“By this time you ought to be teachers (but) you need someone to teach you again the first principles…” (Hebrews 5:12).
Sherrie Waller, a member of our church and wife of one of our deacons, teaches math at the local Baptist seminary.
She’s training the next generation of preachers and missionaries how to count the offering, I suppose.
One “school” in our seminary is Leavell College, where people can get a four-year bacculaureate degree. And one aspect of that, as with any college in the land I expect, is that students/graduates have to have a certain amount of proficiency in a wide range of disciplines, math being among them.
I can appreciate that.
Most of what Sherrie covers is taught in high school, had these future preachers and missionaries been paying attention.
Sherrie told me, “I teach the only math class required for Leavell College students. It is a very basic math class. We go over basic operations with whole numbers, decimals, fractions, percents, interest, percent increase/decrease, wages, unit costs, very basic statistical measures, very basic probability, and we end with introductory algebra. I am required to talk about church budgeting and tax laws for ministers. I use the budgeting to connect to percentages and simple circle graphs. My opinion–tax laws are not a math topic but they involve numbers so I understand why it is put in the math class.”
Some of us were called into the ministry long after we left high school and became serious about studying later than we should have. There’s nothing like the call of God upon one’s life to drive one to learn.
Ministry people need to know their math. The inability to do so leaves the door open for abuse from unscrupulous people with access to the finance office.
For our purposes here, however, I’m not so much interested in math and algebra as another group of subjects some of us missed somewhere along the line and for which we need some remedial work.
Writing to the early believers, the author of Hebrews had this to say: “For though by this time you ought to be teachers, you need someone to teach you again the basic principles of God’s revelation. You need milk, not solid food.” (Hebrews 5:12).
This explains a number of things about the work of pastors and teachers in the local church….
1) They cannot deal with the entire congregation as though everyone were mature and godly.

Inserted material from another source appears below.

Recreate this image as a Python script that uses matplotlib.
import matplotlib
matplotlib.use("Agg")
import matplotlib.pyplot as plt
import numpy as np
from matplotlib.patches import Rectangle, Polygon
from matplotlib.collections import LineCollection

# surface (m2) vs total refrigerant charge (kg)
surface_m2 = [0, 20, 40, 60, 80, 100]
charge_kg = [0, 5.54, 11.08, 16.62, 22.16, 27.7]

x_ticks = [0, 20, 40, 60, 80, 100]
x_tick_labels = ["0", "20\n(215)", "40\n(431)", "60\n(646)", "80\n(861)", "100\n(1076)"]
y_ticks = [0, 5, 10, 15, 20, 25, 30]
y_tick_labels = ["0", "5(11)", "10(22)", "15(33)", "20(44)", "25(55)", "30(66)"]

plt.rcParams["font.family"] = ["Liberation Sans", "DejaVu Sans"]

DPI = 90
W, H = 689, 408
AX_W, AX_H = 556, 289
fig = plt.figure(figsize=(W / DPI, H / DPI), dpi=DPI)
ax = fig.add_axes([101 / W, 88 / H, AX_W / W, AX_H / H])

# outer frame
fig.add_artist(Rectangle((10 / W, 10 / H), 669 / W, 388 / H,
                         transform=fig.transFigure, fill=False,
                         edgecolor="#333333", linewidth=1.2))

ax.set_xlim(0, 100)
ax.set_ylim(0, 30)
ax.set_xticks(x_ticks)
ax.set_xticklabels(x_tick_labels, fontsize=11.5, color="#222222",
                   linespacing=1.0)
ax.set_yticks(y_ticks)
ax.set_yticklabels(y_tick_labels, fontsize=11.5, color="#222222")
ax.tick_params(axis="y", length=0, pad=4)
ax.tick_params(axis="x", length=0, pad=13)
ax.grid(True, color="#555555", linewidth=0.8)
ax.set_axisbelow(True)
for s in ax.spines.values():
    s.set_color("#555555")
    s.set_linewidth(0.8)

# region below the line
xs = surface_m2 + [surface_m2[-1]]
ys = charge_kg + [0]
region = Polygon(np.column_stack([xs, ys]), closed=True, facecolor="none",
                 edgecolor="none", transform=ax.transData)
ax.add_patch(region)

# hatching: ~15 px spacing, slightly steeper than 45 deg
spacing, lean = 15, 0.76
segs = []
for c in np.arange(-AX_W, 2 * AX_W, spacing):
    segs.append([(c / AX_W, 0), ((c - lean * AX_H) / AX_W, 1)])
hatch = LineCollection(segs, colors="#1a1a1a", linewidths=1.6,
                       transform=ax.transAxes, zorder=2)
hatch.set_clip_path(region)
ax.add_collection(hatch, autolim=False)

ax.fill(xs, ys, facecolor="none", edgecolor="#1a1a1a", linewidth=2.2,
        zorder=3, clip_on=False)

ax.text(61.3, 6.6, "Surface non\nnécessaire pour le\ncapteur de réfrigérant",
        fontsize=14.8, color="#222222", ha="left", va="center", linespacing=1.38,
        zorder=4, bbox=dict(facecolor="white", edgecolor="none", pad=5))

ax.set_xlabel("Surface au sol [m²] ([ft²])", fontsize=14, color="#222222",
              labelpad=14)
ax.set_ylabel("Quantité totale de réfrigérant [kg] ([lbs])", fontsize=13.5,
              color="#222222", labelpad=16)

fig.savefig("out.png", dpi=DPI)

Even deacons and teachers often show signs of immaturity and stunted development.
2) They have to keep teaching the basic principles of the Christian life. Coach Vince Lombardi is said to have told his Green Bay Packers after a particularly awful game, “Men, this is a football.”
What are those “basic principles”? The Hebrews writer does not name them, but we can surmise the list would necessarily include….
–The just shall live by faith (Habakkuk 2:4 and Hebrews 11:6). We’re not only saved by faith (Ephesians 2:8-9) but thereafter, we live this Christian life the same way (Galatians 3:2).
–The Holy Scripture is inspired of God and is sufficient for our doctrine (2 Timothy 3:15ff.). The object, however, is not just to know it but to “do it” (see John 13:17).
–The mark of a believer is his love for the brethren (John 13:34-35).
–The love that Jesus wants from us is not some emotional rush but obedience (John 14:21,23,24 and 15:10,14). Obedience tells the story (see 2 Corinthians 2:9).
–Nothing tells the story about our faith in Jesus like prayer (Matthew 7:7-11).
3) Some will advance faithfully, growing in grace and knowledge (2 Peter 3:18) to spiritual maturity, while some in the church will never do the disciples necessary to grow and will remain stunted. Ministries must reach out to both.
4) New people coming into the kingdom all the time will require that the pastor and teachers not assume biblical understanding from everyone and that they explain themselves all along.
5) We should pray for our teachers and pastors. Schoolteachers in the congregation can only imagine the difficulty in trying to teach concepts to a classroom which included kindergartners, middle-schoolers, and gifted students from high school or college. Every pastor attempts this very thing every Lord’s Day.
“Pray for me, that utterance may be given to me, that I may open my mouth boldly to make known the mystery of the gospel for which I am an ambassador in chains; that in it I may speak boldly, as I ought to speak” (Ephesians 6:19-20).
“For not all have faith” (2 Thessalonians 3:2).